● Items
━━━━━━━━━━━━━━━━━━━━
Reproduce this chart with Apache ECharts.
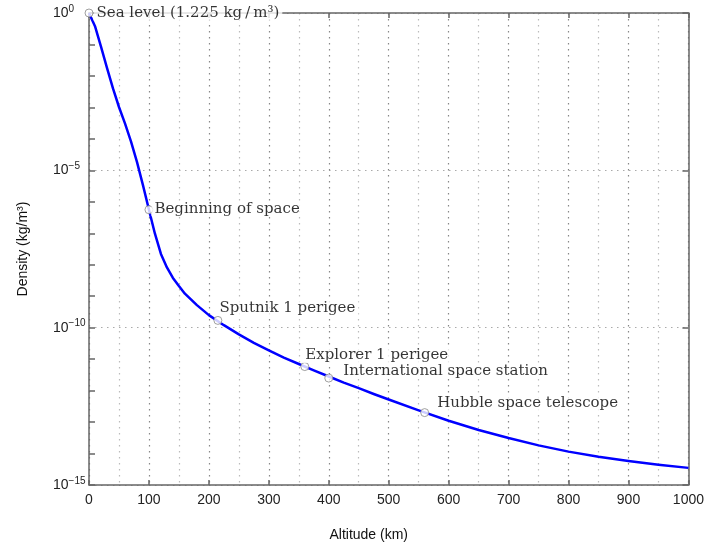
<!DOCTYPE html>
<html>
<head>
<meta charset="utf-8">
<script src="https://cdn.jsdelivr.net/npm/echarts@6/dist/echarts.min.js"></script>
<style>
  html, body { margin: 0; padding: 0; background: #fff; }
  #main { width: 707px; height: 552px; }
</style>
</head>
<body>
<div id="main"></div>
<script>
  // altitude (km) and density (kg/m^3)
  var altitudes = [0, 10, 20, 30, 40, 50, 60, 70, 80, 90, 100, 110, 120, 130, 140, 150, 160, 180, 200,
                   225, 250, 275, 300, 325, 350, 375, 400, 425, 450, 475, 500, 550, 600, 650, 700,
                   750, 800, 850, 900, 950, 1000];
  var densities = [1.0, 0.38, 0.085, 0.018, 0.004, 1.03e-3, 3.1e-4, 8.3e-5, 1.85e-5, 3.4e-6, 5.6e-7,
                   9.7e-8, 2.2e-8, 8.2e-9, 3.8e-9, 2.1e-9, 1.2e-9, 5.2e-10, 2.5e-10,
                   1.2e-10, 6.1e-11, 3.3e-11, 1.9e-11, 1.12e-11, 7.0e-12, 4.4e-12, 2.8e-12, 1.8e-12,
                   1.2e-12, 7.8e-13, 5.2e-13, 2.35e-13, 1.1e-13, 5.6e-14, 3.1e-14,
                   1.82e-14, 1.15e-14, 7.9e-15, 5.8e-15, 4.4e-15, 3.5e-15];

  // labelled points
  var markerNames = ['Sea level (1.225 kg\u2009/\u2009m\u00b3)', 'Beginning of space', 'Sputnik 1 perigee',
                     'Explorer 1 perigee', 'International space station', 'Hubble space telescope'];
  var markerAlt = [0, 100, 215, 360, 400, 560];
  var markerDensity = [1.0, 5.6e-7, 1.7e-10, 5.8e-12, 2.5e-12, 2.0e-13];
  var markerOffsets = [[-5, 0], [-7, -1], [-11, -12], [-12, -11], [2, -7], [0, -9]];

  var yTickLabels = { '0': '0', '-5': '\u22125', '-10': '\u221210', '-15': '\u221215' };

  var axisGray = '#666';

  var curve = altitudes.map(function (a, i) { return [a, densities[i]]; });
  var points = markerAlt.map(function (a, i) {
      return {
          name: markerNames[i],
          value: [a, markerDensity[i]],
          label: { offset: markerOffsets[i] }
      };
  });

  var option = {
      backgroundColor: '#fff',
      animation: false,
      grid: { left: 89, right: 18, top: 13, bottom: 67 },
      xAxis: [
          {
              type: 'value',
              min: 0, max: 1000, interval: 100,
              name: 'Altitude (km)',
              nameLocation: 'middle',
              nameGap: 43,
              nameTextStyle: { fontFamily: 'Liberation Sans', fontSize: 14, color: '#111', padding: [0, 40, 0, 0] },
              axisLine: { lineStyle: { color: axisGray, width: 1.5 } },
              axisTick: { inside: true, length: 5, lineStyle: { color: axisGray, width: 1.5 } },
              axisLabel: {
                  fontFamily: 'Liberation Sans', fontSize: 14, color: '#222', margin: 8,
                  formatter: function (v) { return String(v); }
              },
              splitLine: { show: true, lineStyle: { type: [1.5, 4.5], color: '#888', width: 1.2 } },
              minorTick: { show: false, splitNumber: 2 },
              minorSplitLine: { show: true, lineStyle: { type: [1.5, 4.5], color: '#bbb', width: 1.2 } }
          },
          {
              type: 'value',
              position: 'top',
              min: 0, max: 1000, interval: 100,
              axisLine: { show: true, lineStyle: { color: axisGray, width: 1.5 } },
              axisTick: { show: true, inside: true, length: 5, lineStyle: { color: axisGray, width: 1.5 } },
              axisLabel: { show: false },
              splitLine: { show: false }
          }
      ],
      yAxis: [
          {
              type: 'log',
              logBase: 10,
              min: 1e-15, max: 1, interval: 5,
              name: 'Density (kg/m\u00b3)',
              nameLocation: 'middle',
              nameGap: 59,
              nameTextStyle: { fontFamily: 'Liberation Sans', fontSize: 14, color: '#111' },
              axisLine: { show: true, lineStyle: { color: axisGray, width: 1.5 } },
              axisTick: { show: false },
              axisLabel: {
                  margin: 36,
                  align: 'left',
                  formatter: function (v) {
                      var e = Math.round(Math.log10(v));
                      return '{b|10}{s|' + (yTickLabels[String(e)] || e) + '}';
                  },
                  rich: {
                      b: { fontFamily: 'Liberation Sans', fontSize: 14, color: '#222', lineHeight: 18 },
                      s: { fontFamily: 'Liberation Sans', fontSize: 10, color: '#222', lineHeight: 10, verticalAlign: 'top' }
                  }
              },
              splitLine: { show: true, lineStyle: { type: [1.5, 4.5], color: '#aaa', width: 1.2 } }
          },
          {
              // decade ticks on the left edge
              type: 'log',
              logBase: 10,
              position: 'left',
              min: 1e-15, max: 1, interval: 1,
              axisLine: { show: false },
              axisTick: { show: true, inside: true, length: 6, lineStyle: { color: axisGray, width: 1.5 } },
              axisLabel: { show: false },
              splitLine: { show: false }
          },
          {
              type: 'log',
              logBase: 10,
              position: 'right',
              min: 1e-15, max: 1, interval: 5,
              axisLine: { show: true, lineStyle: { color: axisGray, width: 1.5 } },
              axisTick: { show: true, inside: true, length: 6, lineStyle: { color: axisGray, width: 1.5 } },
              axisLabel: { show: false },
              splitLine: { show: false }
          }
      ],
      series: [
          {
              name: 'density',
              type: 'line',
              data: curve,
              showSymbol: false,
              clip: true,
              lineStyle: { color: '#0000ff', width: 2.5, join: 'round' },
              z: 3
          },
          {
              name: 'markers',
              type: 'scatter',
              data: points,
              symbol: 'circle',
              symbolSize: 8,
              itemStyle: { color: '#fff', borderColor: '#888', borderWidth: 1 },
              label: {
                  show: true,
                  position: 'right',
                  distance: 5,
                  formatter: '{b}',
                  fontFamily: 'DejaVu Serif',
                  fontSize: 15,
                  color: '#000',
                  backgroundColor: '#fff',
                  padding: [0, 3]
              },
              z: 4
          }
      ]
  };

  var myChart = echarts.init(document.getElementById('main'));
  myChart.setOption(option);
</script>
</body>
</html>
━━━━━━━━━━━━━━━━━━━━
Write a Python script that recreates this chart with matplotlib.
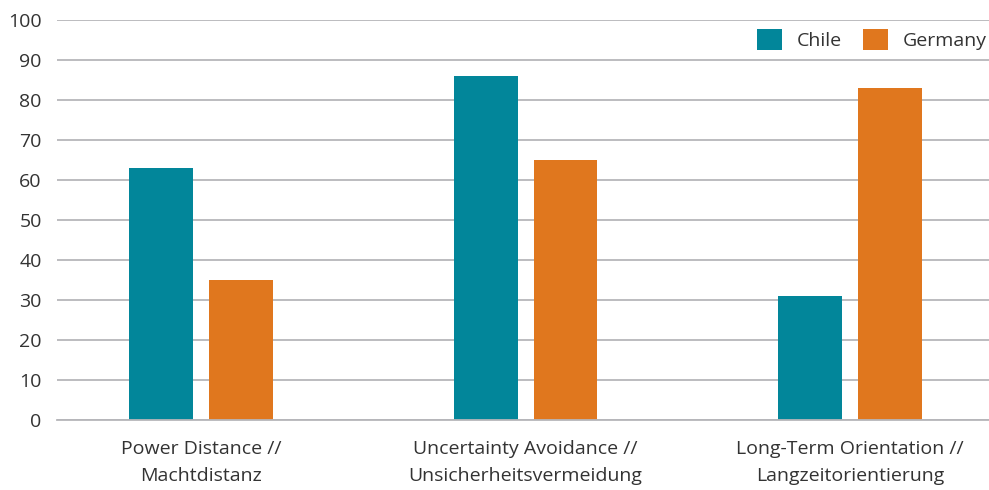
━━━━━━━━━━━━━━━━━━━━
● Your goal
What's needed is an exact copy of the lines above from the one with "Reproduce this chart with Apache ECharts." through the one with "1.82e-14, 1.15e-14, 7.9e-15, 5.8e-15, 4.4e-15, 3.5e-15];", both included; the pictures stay out.

● Final answer
Reproduce this chart with Apache ECharts.
<!DOCTYPE html>
<html>
<head>
<meta charset="utf-8">
<script src="https://cdn.jsdelivr.net/npm/echarts@6/dist/echarts.min.js"></script>
<style>
  html, body { margin: 0; padding: 0; background: #fff; }
  #main { width: 707px; height: 552px; }
</style>
</head>
<body>
<div id="main"></div>
<script>
  // altitude (km) and density (kg/m^3)
  var altitudes = [0, 10, 20, 30, 40, 50, 60, 70, 80, 90, 100, 110, 120, 130, 140, 150, 160, 180, 200,
                   225, 250, 275, 300, 325, 350, 375, 400, 425, 450, 475, 500, 550, 600, 650, 700,
                   750, 800, 850, 900, 950, 1000];
  var densities = [1.0, 0.38, 0.085, 0.018, 0.004, 1.03e-3, 3.1e-4, 8.3e-5, 1.85e-5, 3.4e-6, 5.6e-7,
                   9.7e-8, 2.2e-8, 8.2e-9, 3.8e-9, 2.1e-9, 1.2e-9, 5.2e-10, 2.5e-10,
                   1.2e-10, 6.1e-11, 3.3e-11, 1.9e-11, 1.12e-11, 7.0e-12, 4.4e-12, 2.8e-12, 1.8e-12,
                   1.2e-12, 7.8e-13, 5.2e-13, 2.35e-13, 1.1e-13, 5.6e-14, 3.1e-14,
                   1.82e-14, 1.15e-14, 7.9e-15, 5.8e-15, 4.4e-15, 3.5e-15];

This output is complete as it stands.